The path to prosperity for India lies in becoming an open market economy, one that is deeply engaged with the world. At present, there is a maze of restrictions at the border, which hampers this engagement. The Indian state has created intrusions — capital controls, customs procedures, sector-specific prohibitions, problems in payments, procedural overhead -- that tie down people trying to find opportunities across the border. These restrictions may be born of a desire for control or a fear of volatility. By making it difficult to transact with the world, we harm our own interests.
It is remarkable to observe how influential the removal of these restrictions can be. When we dismantle even one barrier, the economic response is often swift and substantial. A striking divergence in the economic data of 2025 offers a case study of this mechanism.

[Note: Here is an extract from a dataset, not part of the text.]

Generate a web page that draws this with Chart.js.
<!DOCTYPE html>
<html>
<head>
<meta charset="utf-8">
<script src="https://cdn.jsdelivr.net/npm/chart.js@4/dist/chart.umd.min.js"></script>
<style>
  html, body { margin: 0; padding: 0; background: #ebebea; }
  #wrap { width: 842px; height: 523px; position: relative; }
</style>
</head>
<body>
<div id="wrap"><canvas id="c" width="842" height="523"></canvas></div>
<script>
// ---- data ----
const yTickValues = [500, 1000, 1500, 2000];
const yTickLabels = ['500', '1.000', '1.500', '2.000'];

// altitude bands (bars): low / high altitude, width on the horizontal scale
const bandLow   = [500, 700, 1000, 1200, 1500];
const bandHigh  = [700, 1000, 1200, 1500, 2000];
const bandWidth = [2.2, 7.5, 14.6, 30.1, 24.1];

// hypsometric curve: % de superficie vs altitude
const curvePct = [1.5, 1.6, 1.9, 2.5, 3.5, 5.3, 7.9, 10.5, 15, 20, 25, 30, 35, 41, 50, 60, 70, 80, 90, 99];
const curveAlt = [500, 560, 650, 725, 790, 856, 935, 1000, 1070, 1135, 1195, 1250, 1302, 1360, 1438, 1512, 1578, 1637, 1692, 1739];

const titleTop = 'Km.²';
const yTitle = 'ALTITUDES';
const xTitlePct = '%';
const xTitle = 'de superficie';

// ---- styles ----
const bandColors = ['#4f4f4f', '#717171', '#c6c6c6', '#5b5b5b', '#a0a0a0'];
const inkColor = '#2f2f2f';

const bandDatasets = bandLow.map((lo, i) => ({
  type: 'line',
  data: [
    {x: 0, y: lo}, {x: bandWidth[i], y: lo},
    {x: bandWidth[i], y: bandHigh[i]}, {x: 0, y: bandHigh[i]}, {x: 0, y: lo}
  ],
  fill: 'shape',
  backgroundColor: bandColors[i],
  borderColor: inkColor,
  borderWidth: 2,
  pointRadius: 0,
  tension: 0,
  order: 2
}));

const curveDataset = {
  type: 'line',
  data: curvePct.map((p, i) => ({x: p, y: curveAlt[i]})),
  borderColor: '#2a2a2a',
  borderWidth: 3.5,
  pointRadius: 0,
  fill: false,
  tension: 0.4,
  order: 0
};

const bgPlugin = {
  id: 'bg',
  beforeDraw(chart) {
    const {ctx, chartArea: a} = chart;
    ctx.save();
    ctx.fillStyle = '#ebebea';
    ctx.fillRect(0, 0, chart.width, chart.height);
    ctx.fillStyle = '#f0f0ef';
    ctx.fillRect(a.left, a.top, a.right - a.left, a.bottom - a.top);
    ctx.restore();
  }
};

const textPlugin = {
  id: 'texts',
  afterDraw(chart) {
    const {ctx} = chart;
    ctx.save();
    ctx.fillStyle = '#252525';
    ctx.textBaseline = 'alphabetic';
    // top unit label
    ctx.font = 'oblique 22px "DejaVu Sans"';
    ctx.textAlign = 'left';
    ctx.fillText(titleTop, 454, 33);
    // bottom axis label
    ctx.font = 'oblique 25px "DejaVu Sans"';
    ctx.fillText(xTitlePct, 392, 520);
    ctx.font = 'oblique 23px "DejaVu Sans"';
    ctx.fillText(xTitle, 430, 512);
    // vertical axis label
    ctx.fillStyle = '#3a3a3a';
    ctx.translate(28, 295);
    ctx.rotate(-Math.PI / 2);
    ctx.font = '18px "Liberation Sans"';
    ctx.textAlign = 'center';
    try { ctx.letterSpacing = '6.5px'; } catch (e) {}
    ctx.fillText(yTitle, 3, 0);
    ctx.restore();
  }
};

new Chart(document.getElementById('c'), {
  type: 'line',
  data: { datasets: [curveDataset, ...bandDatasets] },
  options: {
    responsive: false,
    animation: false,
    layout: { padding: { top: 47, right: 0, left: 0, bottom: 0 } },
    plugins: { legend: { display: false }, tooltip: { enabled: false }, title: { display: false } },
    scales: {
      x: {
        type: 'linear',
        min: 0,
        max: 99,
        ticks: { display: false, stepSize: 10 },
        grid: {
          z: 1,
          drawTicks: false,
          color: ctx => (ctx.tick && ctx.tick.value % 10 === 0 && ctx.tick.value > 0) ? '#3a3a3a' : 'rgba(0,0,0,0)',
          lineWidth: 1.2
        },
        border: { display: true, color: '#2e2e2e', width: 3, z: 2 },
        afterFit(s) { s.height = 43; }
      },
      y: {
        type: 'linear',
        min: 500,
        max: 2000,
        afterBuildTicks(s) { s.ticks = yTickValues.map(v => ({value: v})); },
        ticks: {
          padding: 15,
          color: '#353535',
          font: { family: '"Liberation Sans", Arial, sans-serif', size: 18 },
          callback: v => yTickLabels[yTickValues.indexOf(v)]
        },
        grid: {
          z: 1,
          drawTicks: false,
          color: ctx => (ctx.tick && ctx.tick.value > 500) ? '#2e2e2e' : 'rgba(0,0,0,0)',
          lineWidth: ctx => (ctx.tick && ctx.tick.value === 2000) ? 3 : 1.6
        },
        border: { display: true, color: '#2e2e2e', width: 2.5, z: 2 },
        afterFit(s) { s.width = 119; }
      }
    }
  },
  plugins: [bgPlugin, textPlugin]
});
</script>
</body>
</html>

The macroeconomic backdrop for India in 2025 was mixed. By October 2025, net inflows of foreign direct investment (FDI) were not looking good. Global corporations in manufacturing are exercising caution regarding long-term commitments to India despite the “China+1” narrative. The friction of doing business in the physical economy remains a deterrent.
While factories faced headwinds, Indian finance gained ground in the eyes of global strategic capital. In 2025, FDI in Indian banks and non-banking financial companies (NBFCs) surged, culminating in deals estimated at approximately $11 billion for the calendar year. Net FDI into India has been stuck for over a decade. Yet, owing to certain changes in rules, a significant volume of capital entered financial firms in the country in a single calendar year. Such is the power of capital account decontrol. The inflow seen here in one field — $11 billion— is a strong value compared with the net FDI in India for the full 2024-25 of $29 billion.

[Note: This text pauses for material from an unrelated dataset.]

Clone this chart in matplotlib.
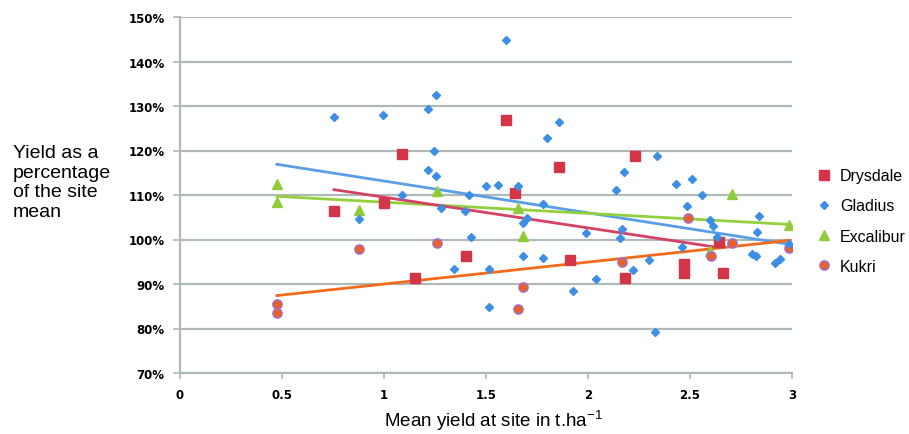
import matplotlib
matplotlib.use('Agg')
import matplotlib.pyplot as plt
import numpy as np

plt.rcParams['font.family'] = ['Liberation Sans', 'DejaVu Sans']
plt.rcParams['mathtext.default'] = 'regular'

# values
drys_x = [0.755, 1.0, 1.09, 1.15, 1.40, 1.60, 1.64, 1.86, 1.91, 2.18, 2.23, 2.47, 2.47, 2.64, 2.66]
drys_y = [106.5, 108.1, 119.3, 91.4, 96.4, 126.8, 110.5, 116.2, 95.5, 91.4, 118.7, 94.4, 92.4, 99.4, 92.5]

glad_x = [0.757, 0.877, 0.997, 1.087, 1.217, 1.217, 1.247, 1.257, 1.257, 1.278,
          1.345, 1.397, 1.417, 1.428, 1.498, 1.516, 1.516, 1.557, 1.598, 1.658,
          1.68, 1.68, 1.70, 1.778, 1.778, 1.797, 1.858, 1.928, 1.989, 2.037,
          2.137, 2.158, 2.168, 2.176, 2.219, 2.30, 2.328, 2.34, 2.43, 2.459,
          2.487, 2.508, 2.557, 2.598, 2.611, 2.634, 2.802, 2.824, 2.828, 2.84,
          2.917, 2.941, 2.985]
glad_y = [127.6, 104.6, 127.9, 110.1, 129.4, 115.6, 120.0, 132.4, 114.2, 107.0,
          93.3, 106.5, 109.9, 100.6, 112.0, 93.3, 84.9, 112.2, 144.9, 112.1,
          103.6, 96.3, 104.8, 107.9, 95.9, 122.8, 126.3, 88.5, 101.4, 91.2,
          111.2, 100.3, 102.4, 115.1, 93.1, 95.5, 79.3, 118.7, 112.4, 98.4,
          107.6, 113.5, 110.1, 104.4, 103.0, 100.6, 96.8, 96.3, 101.6, 105.3,
          94.8, 95.7, 98.9]

exc_x = [0.474, 0.474, 0.877, 1.258, 1.658, 1.68, 2.598, 2.704, 2.985]
exc_y = [112.4, 108.4, 106.7, 110.9, 107.1, 100.8, 97.5, 110.3, 103.2]

kuk_x = [0.477, 0.477, 0.877, 1.258, 1.658, 1.683, 2.169, 2.492, 2.603, 2.704, 2.985]
kuk_y = [85.4, 83.4, 97.8, 99.2, 84.3, 89.3, 94.9, 104.9, 96.3, 99.2, 98.0]

# linear trend lines: (x start, y start, x end, y end)
drys_trend = [0.755, 111.2, 2.61, 98.4]
glad_trend = [0.475, 116.9, 2.99, 98.9]
exc_trend = [0.475, 109.7, 2.985, 103.4]
kuk_trend = [0.475, 87.4, 2.99, 99.8]

x_ticks = [0, 0.5, 1, 1.5, 2, 2.5, 3]
x_labels = ['0', '0.5', '1', '1.5', '2', '2.5', '3']
y_ticks = [70, 80, 90, 100, 110, 120, 130, 140, 150]

fig = plt.figure(figsize=(9.09, 4.35), dpi=100)
ax = fig.add_axes([180 / 909, 1 - 374 / 435, 612 / 909, 356 / 435])

grid_col = '#b0b8b8'
for yv in y_ticks:
    ax.axhline(yv, color=grid_col, lw=1.6, zorder=0)

# trend lines
ax.plot(glad_trend[::2], glad_trend[1::2], color='#5a9ee6', lw=2, zorder=2)
ax.plot(exc_trend[::2], exc_trend[1::2], color='#93d03e', lw=2, zorder=2)
ax.plot(drys_trend[::2], drys_trend[1::2], color='#d44265', lw=2, zorder=2)
ax.plot(kuk_trend[::2], kuk_trend[1::2], color='#f26b1d', lw=2, zorder=2)

ax.plot(drys_x, drys_y, 's', color='#d43648', ms=6.5, mec='#d43648', label='Drysdale', zorder=3)
ax.plot(glad_x, glad_y, 'D', color='#3d8fe3', ms=4.3, mec='#3d8fe3', label='Gladius', zorder=4)
ax.plot(exc_x, exc_y, '^', color='#90cc3a', ms=6.5, mec='#90cc3a', label='Excalibur', zorder=3)
ax.plot(kuk_x, kuk_y, 'o', color='#f05f1e', ms=6.5, mec='#a070c8', mew=1.2, label='Kukri', zorder=3)

ax.set_xlim(0, 3)
ax.set_ylim(70, 150)
ax.set_xticks(x_ticks)
ax.set_xticklabels(x_labels)
ax.set_yticks(y_ticks)
ax.set_yticklabels([f'{v}%' for v in y_ticks])
for lab in ax.get_xticklabels() + ax.get_yticklabels():
    lab.set_fontfamily('DejaVu Sans')
    lab.set_fontweight('bold')
    lab.set_fontsize(8.5)
ax.tick_params(axis='y', length=5, width=1.2, color=grid_col, pad=6)
ax.tick_params(axis='x', length=4, width=1.2, color=grid_col, pad=7)

for s in ['top', 'right']:
    ax.spines[s].set_visible(False)
ax.spines['left'].set_color(grid_col)
ax.spines['left'].set_linewidth(1.6)
ax.spines['bottom'].set_color(grid_col)
ax.spines['bottom'].set_linewidth(1.6)

fig.text(13 / 909, 1 - 183 / 435, 'Yield as a\npercentage\nof the site\nmean',
         fontsize=14, ha='left', va='center', linespacing=1.2)
fig.text(493 / 909, 1 - 427 / 435, 'Mean yield at site in t.ha$^{-1}$',
         fontsize=13.5, ha='center', va='baseline')

ax.legend(loc='center left', bbox_to_anchor=(800 / 909, 1 - 222 / 435),
          bbox_transform=fig.transFigure, frameon=False, fontsize=11.5,
          handletextpad=0.4, labelspacing=0.95, handlelength=1.2)

fig.savefig('out.png', dpi=100)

Policymakers appeared to recognise that the domestic banking system, which faces moderating household financial savings, required external capital. On January 20, 2025, the Reserve Bank of India (RBI) issued the “Master Direction on Foreign Investment in India”. This document rationalised the norms for foreign entry and reduced the ambiguities that had previously added friction to cross-border transactions.
The new directions offered clarity on downstream investment by foreign-owned or -controlled companies (FOCCs), streamlining equity swaps and deferred consideration mechanisms. Crucially for the shadow banking sector, the regulator permitted Indian entities to receive foreign investment to meet minimum “net owned fund” (NOF) requirements prior to registration. This resolved a procedural hurdle where firms previously needed capital to get a licence but needed a licence to get capital. Additionally, the harmonisation of definitions regarding “control” and beneficial ownership eased compliance for strategic investors. Beyond the text of the regulations, there was a perceptible shift in the supervisory approach. The RBI’s approval of majority stakes, such as the Emirates NBD acquisition of RBL Bank, suggests a new pragmatism.
The world responded to these removals of friction with a series of big transactions involving long-term strategic integration. On September 23, SMBC invested $1.6 billion for a 24 per cent stake in Yes Bank. On October 2, IHC acquired a 43.5 per cent in Sammaan Capital (formerly Indiabulls Housing Finance) for $1 billion. On October 18, Emirates NBD paid $3 billion for a controlling stake of 60 per cent in RBL Bank. On October 24, Blackstone invested $0.7 billion for a 10 per cent stake in Federal Bank. Finally, on December 22, MUFG injected $4.4 billion for a 20 per cent stake in Shriram Finance via a primary infusion. In this group of transactions, we are seeing important global financial firms getting involved in improving Indian financial firms.
Finance is the brain of the economy. It allocates resources to their most productive uses. These transactions make the Indian financial system healthier. By removing barriers at the border, we have allowed the brain to upgrade its processing power. The recipient financial firms benefit from a combination of growth capital, improved governance, better processes, and better production of cross-border financial services.
These transactions create a virtuous cycle of competitive pressure by fielding stronger players in the Indian landscape. These revitalised firms, armed with cheaper capital and better technology, will compete aggressively with public-sector incumbents and weaker private firms. This competition forces the entire industry to become more efficient, which is a net positive for the Indian economy. The stock market has signalled its approval, with average excess returns (compared with the Nifty) for four target companies in the month after the transaction of 16.9 per cent.